App views invert identity, and thats sort of interesting for a minute - instead of me subscribing to a platform, the platform subscribes to me. Except wait wasnt a series of platforms that mine all my data to serve me targeted shit the whole problem in the first place? Why is it compelling to require any indie app view to require me to surrender literally all my data to something they literally and uncritically call the firehose to be viable? Even if the indie app view is beautiful and lovely, it structurally depends on Sidechannel Information Leaks As A Service where now instead of a single platform having to win my trust to harvest my data, to merely exist online i literally must allow literally everyone to harvest it so i can have the privilege of them telling me what to look at.

They talk about how many thousands of algorithms have been created, but take a look at the list of them, it shows you how many people subscribe to them, sorted by popularity, descending.
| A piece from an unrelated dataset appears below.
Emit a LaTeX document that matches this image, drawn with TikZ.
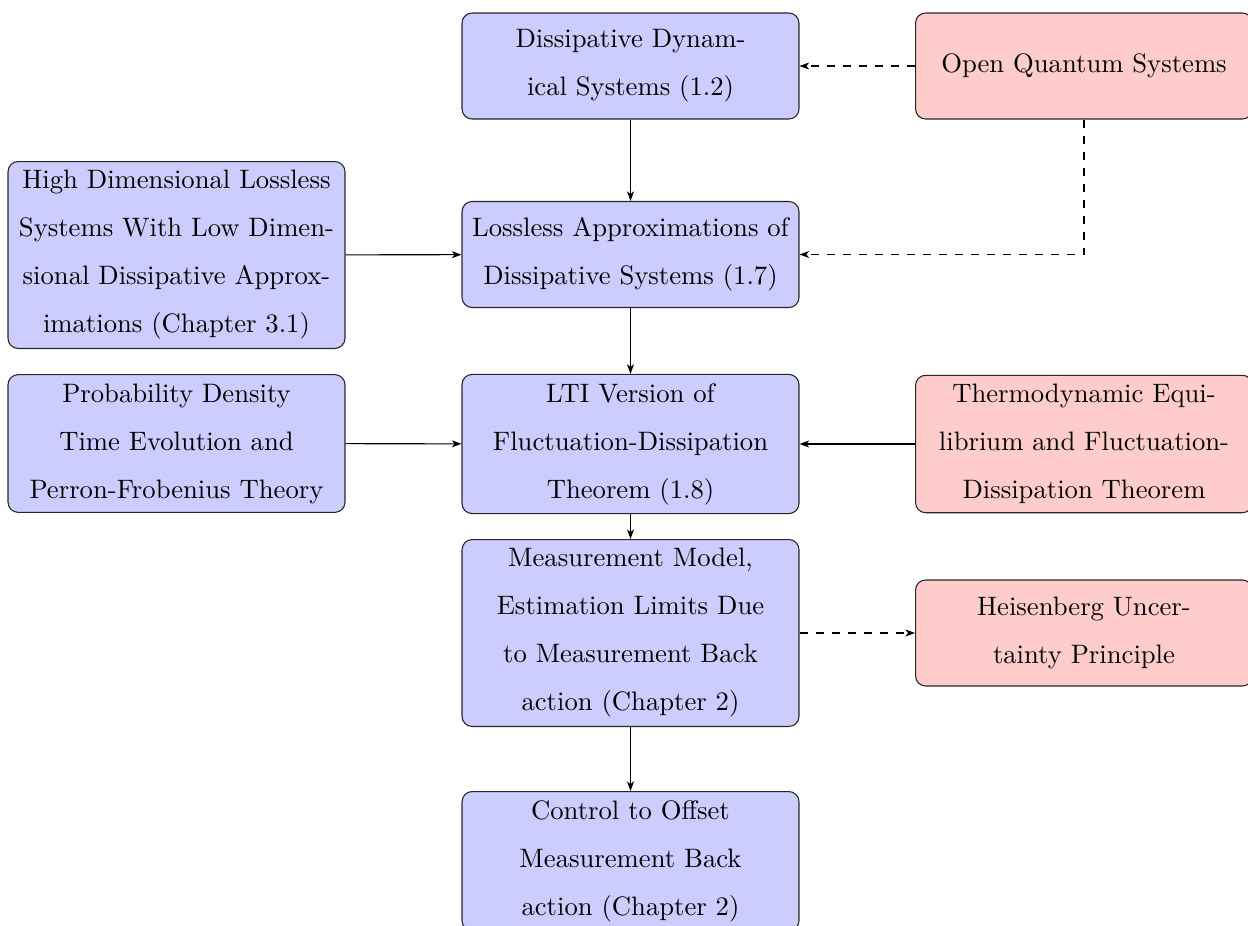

Compare that to the number of accounts on bluesky. Try and find the source code for the most popular feeds. If you can, are they doing anything more interesting than a manually curated list of accounts or posts that contain a hashtag? Try and find an algo that does actual account-level recommendation. Are there any? Youll find a handful of open source ones that have shut down. Try and run one. What happens? Who has the resources to run something like that? For how many accounts? Sample the firehose for a week, including all your feeds. Compare the number of accounts and posts that show up there to the number of accounts active in the firehose. If it really worked, youd expect to see a lot of different algorithms serving a lot of different posts from a lot of different people to a lot of different people. Evaluating how far that is from reality is left as an exercise to the reader.

And thats the network working as designed - saying nothing about the intrinsic impossibility of safety given the identity model.

I find very little of it compelling. I was interested in lexicons until i saw how they are used in practice as a wildly ineffective and repetitive API spec. I was interested in the use of DNS and DIDs for lightweight identity beacons until i saw how almost a year (?) later there are no viable plans to replace PLC with anything but Identity As A Service. I was interested in the PDS as a signed data store until i saw how it was only discoverable and useful by being crawled by a single public relay. Its a hodgepodge of half finished ideas that could be cool if any critical feedback would actually affect the design.

As i always say when i talk about this, id love to be wrong, and if it turns out to be really cool ill happily join.